Written task: Take the lines beginning with the one that contains "Write a LaTeX" and ending with the one that contains "(0,0) rectangle (860,524);", and set them down exactly. Omit all pictures.
+ + + +
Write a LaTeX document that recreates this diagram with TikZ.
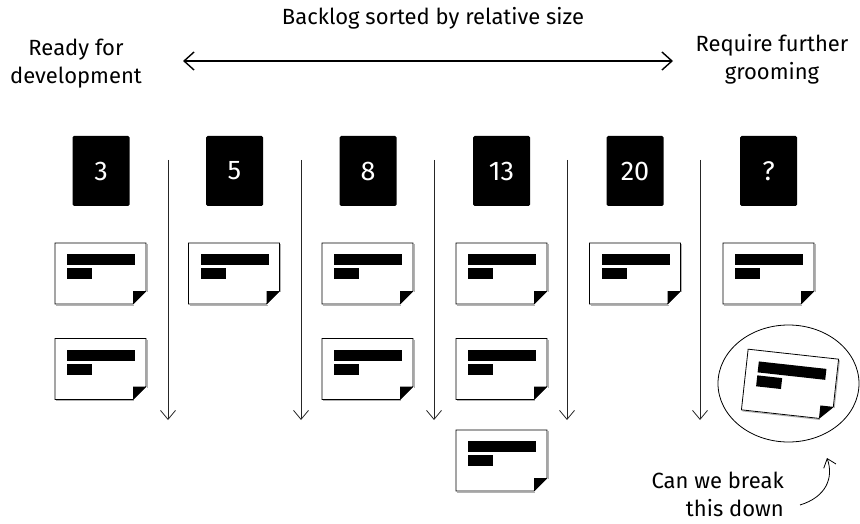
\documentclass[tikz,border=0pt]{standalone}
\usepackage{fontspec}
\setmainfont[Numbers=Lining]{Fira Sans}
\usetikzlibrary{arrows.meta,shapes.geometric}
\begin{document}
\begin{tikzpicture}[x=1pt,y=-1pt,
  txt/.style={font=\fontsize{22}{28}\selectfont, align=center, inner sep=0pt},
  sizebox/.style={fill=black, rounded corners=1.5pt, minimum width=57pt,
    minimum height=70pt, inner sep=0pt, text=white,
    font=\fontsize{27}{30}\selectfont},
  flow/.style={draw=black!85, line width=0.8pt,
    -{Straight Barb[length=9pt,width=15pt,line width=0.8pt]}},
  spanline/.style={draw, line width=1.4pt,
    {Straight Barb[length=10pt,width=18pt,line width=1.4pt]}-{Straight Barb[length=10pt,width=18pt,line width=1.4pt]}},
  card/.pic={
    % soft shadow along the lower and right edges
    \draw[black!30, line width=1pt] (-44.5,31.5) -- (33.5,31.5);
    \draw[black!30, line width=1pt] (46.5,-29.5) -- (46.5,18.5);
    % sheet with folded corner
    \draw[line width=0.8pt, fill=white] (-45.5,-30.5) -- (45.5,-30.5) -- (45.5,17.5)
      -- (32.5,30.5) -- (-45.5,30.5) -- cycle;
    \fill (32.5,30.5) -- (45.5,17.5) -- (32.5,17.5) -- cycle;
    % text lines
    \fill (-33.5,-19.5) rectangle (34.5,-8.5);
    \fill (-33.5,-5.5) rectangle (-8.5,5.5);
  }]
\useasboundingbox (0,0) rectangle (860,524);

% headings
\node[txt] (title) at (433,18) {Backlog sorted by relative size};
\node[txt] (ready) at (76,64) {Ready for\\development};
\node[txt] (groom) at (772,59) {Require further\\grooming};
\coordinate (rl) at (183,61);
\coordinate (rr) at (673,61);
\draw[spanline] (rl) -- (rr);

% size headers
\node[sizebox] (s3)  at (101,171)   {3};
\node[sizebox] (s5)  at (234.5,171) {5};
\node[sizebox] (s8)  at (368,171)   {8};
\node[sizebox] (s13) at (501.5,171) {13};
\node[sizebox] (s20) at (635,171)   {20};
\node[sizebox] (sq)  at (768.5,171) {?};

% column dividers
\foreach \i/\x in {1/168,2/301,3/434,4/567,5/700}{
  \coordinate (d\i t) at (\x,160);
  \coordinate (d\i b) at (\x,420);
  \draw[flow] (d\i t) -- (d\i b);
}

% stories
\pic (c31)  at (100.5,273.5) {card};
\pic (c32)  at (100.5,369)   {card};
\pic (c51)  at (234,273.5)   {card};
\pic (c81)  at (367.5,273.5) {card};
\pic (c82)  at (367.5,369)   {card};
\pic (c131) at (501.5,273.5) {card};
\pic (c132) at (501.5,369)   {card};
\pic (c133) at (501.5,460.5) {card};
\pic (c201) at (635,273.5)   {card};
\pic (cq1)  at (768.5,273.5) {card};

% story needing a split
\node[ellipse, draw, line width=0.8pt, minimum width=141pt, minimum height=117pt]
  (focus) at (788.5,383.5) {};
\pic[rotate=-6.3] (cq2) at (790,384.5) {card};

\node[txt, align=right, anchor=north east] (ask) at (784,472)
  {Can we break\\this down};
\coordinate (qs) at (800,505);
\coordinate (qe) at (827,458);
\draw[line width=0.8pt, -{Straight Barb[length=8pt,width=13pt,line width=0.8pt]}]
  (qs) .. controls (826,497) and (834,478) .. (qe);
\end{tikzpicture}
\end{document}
+ + + +
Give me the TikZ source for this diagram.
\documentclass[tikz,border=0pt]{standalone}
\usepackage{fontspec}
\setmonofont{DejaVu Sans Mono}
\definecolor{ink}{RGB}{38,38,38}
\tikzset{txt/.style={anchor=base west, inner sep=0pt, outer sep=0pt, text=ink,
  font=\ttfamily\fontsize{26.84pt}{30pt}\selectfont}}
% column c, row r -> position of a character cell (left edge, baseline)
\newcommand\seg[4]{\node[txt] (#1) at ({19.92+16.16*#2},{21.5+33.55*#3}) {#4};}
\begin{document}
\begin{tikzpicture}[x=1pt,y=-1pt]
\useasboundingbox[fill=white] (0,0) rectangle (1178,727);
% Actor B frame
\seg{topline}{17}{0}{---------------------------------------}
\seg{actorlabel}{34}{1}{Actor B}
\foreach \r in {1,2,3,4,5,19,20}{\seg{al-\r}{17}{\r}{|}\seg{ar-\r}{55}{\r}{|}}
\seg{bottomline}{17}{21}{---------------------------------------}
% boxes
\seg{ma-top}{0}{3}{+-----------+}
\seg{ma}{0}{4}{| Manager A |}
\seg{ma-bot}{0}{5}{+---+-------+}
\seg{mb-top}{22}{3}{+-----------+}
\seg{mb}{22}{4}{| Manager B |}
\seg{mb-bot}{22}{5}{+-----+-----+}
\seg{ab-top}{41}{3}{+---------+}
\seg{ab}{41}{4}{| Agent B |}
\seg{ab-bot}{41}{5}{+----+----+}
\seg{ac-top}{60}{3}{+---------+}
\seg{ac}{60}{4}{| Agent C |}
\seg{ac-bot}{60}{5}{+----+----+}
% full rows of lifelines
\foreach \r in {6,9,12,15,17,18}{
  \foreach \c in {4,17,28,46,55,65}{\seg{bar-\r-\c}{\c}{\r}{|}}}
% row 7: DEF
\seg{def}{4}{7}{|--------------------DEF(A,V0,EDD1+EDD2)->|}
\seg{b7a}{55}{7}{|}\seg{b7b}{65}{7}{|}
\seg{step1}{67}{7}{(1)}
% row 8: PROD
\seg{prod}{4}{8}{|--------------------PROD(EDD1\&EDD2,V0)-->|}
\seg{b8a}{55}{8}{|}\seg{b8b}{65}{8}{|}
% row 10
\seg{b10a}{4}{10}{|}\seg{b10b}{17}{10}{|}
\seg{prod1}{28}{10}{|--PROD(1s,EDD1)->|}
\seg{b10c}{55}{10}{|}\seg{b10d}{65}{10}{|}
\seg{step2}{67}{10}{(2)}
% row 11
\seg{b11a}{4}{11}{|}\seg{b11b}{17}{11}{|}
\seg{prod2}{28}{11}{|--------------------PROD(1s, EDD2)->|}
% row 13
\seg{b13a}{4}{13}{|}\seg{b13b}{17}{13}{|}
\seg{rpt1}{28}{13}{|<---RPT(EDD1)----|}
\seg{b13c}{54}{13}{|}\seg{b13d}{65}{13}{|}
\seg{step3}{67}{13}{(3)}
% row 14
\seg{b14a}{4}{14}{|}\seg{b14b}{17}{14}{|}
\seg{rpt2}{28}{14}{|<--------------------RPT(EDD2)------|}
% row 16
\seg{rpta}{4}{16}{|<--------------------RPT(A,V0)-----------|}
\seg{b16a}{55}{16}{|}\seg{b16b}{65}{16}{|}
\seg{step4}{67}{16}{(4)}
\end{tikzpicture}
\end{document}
+ + + +
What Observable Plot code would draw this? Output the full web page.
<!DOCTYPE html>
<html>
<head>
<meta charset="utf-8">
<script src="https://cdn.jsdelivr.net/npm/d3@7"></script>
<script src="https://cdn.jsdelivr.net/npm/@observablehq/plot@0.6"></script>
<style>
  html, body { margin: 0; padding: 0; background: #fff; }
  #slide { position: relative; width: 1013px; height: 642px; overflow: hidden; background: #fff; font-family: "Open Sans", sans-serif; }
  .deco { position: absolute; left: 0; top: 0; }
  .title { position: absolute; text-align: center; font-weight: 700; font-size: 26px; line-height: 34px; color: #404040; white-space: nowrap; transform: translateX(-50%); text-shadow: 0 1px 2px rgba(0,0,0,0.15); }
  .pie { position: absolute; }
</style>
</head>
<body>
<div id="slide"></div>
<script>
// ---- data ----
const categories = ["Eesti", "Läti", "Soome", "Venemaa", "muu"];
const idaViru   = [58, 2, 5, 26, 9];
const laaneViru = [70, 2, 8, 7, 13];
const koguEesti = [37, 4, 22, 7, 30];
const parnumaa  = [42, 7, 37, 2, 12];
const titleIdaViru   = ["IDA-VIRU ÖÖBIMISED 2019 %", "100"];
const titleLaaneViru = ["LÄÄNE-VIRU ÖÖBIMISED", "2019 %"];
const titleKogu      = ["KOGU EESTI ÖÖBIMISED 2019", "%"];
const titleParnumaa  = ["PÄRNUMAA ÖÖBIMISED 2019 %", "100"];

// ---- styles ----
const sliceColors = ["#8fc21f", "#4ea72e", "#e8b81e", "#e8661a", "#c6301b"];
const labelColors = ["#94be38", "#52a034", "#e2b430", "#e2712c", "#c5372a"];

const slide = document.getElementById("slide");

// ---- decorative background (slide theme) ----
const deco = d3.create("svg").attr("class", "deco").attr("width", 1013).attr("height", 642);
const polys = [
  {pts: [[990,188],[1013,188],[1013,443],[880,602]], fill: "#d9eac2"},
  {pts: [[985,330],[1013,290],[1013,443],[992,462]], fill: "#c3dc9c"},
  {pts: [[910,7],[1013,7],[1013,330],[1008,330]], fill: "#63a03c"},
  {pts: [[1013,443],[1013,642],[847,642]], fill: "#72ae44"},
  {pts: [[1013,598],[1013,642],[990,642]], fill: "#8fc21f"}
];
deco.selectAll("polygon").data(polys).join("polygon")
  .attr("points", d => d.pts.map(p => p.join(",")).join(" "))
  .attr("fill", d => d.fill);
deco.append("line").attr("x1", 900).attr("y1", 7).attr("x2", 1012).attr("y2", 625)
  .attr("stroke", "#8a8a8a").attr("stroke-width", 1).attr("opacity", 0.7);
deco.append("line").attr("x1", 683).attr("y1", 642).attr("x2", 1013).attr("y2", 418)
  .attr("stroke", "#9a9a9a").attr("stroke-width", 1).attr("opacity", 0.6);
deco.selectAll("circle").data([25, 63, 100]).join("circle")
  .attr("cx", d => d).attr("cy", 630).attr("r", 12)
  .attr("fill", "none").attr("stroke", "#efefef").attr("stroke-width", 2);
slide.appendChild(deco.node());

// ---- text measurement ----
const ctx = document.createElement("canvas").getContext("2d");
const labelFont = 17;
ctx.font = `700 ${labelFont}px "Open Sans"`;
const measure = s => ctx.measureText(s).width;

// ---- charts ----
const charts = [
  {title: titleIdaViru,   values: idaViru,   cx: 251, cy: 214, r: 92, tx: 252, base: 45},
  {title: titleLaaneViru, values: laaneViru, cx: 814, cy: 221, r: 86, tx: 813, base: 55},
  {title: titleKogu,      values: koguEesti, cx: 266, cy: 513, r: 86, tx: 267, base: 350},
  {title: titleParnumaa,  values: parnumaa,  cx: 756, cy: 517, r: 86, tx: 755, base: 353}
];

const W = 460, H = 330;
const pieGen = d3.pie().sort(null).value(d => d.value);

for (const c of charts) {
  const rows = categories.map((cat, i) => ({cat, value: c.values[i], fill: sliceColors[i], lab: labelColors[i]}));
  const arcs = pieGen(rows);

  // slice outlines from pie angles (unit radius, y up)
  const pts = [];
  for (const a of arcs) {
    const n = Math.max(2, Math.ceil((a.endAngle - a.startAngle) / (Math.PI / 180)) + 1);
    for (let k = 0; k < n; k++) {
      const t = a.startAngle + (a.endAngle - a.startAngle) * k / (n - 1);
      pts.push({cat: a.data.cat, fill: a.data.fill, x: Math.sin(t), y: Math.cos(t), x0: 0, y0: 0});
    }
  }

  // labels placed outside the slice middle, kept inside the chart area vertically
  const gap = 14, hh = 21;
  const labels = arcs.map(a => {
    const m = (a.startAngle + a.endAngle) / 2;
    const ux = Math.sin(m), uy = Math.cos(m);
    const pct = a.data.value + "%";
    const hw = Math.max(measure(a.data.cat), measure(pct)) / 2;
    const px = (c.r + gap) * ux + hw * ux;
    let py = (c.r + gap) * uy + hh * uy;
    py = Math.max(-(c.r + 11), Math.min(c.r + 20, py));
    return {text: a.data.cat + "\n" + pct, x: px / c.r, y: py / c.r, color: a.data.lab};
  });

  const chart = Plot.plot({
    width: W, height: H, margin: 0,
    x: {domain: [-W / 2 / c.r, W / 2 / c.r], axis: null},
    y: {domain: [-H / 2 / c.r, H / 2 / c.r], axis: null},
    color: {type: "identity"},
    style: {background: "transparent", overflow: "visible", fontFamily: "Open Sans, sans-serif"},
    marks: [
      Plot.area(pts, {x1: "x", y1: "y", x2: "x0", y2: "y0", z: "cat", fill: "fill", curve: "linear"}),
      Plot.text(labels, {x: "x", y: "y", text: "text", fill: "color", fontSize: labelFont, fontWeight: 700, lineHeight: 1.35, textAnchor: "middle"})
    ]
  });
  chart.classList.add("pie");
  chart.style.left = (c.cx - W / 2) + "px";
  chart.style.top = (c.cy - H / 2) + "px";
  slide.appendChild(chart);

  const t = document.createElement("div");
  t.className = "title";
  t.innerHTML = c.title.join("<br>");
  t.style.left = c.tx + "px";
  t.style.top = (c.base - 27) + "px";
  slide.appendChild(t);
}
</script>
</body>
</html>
+ + + +
In response:
Write a LaTeX document that recreates this diagram with TikZ.
\documentclass[tikz,border=0pt]{standalone}
\usepackage{fontspec}
\setmainfont[Numbers=Lining]{Fira Sans}
\usetikzlibrary{arrows.meta,shapes.geometric}
\begin{document}
\begin{tikzpicture}[x=1pt,y=-1pt,
  txt/.style={font=\fontsize{22}{28}\selectfont, align=center, inner sep=0pt},
  sizebox/.style={fill=black, rounded corners=1.5pt, minimum width=57pt,
    minimum height=70pt, inner sep=0pt, text=white,
    font=\fontsize{27}{30}\selectfont},
  flow/.style={draw=black!85, line width=0.8pt,
    -{Straight Barb[length=9pt,width=15pt,line width=0.8pt]}},
  spanline/.style={draw, line width=1.4pt,
    {Straight Barb[length=10pt,width=18pt,line width=1.4pt]}-{Straight Barb[length=10pt,width=18pt,line width=1.4pt]}},
  card/.pic={
    % soft shadow along the lower and right edges
    \draw[black!30, line width=1pt] (-44.5,31.5) -- (33.5,31.5);
    \draw[black!30, line width=1pt] (46.5,-29.5) -- (46.5,18.5);
    % sheet with folded corner
    \draw[line width=0.8pt, fill=white] (-45.5,-30.5) -- (45.5,-30.5) -- (45.5,17.5)
      -- (32.5,30.5) -- (-45.5,30.5) -- cycle;
    \fill (32.5,30.5) -- (45.5,17.5) -- (32.5,17.5) -- cycle;
    % text lines
    \fill (-33.5,-19.5) rectangle (34.5,-8.5);
    \fill (-33.5,-5.5) rectangle (-8.5,5.5);
  }]
\useasboundingbox (0,0) rectangle (860,524);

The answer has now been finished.